Part Two, “Jewish Identity,” considers “Who is a Jew?” — that is, the legal meaning of “Jew” — in various laws and legal systems. It first examines this term as defined by Jews — Jewish law (Halakha), the State of Israel’s Law of Return, and the U.S. Reform Movement — and by Jews’ adversaries: the Spanish Inquisition and Nazi race laws. Examining the latter through legal lenses reveals the madness of antisemitism with chilling precision. Contemporary anti-Semites connect Jews and Judaism to racism. A single definition of “Jew” does not emerge from this analysis. 


Part Three, “Antisemitic Speech,” examines the regulation of hate speech law in general and antisemitic speech in particular. It traces the evolution of such regulation through group defamation laws; the First Amendment; cyberlaw; the International Military Tribunal’s trial of Julius Streicher, Hitler’s preeminent anti-Jewish propagandist; and hate speech laws in Canada and contemporary Germany. 


Part Four, “Anti-Jewish Activities,” examines hate crimes legislation in the U.S. and Germany, and Title VI of the Civil Rights Act of 1964, which addresses antisemitism on campus. It revisits definitional issues from Part One by examining how federal authorities have extended these race-based civil rights statutes to cover Jews. Additionally, this part considers the legal treatment of hateful conduct and speech that combine classical antisemitism with anti-Zionist expression. 


Part Five, “Allies Against Antisemitism,” considers two essential claims that must be true for Jews to obtain equal justice under law. The first claim is that antisemitism is antithetical to Christianity. The Catholic Church proclaimed the truth of this statement on October 28, 1965, when Pope Paul VI promulgated Nostra aetate (“In Our Times”), which repudiated the charge that Jews are collectively guilty for the death of Jesus. 

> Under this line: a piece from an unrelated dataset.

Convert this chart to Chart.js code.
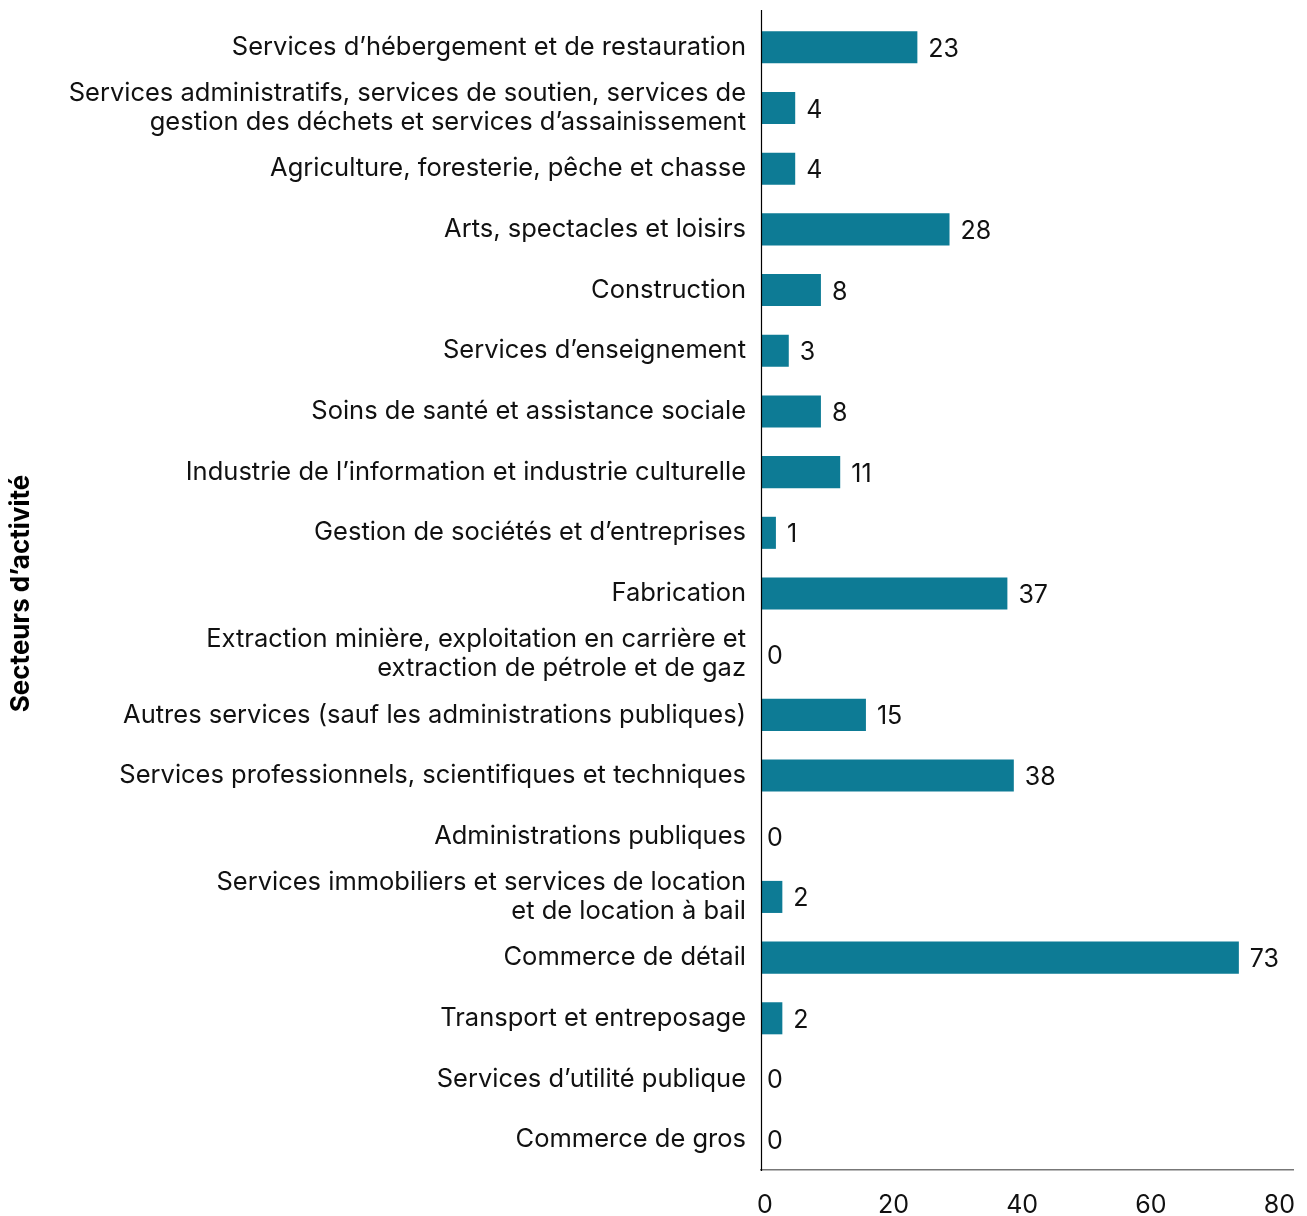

The second essential claim is that antisemitism is antithetical to the rule of law. Émile Zola, a French novelist born into a Catholic family, asserted the truth of this claim on January 13, 1898, in J’Accuse . . . ! (“I Accuse . . . !”), an open letter accusing the French military of wrongfully convicting Alfred Dreyfus, a Jewish army officer, of treason. In the short term, J’Accuse . . . ! triggered anti-Jewish riots throughout France, including attacks on Jews, synagogues, and Jewish shops, amidst cries of “Death to the Jews!” In the long term, Zola’s intervention forced French society to confront antisemitism and was instrumental in Dreyfus’s eventual exoneration. Zola’s courageous act, performed at great cost to himself, demonstrates the power of citizens to oppose antisemitism by appealing to liberal democratic principles. 


Zola’s headline appears on the cover of this book, which also features a caricature of Dreyfus as a six-headed serpent, pierced by a dagger labeled Le Traître (“the traitor”). The caricaturist dehumanized Dreyfus by portraying him as the embodiment of Jews’ supposed perfidy and disloyalty. He used the words “Jew” and “traitor” interchangeably. Stereotypes in general are dehumanizing, but the world dehumanizes Jews in specific and predictable ways. This grotesque image provides a window into the minds of anti-Semites, for whom every Jew is, on some level, a monster. By symbolically stabbing a Jew, it condones violence against all Jews. 


To provide a comprehensive picture of antisemitism as a legal phenomenon, this book includes collaborations and contributions by a dozen recognized scholars and experts from diverse countries, disciplines, and religious traditions. Each embraced this project as their own and pursued it with passion and rigor. Their work enabled me to realize my vision for this book.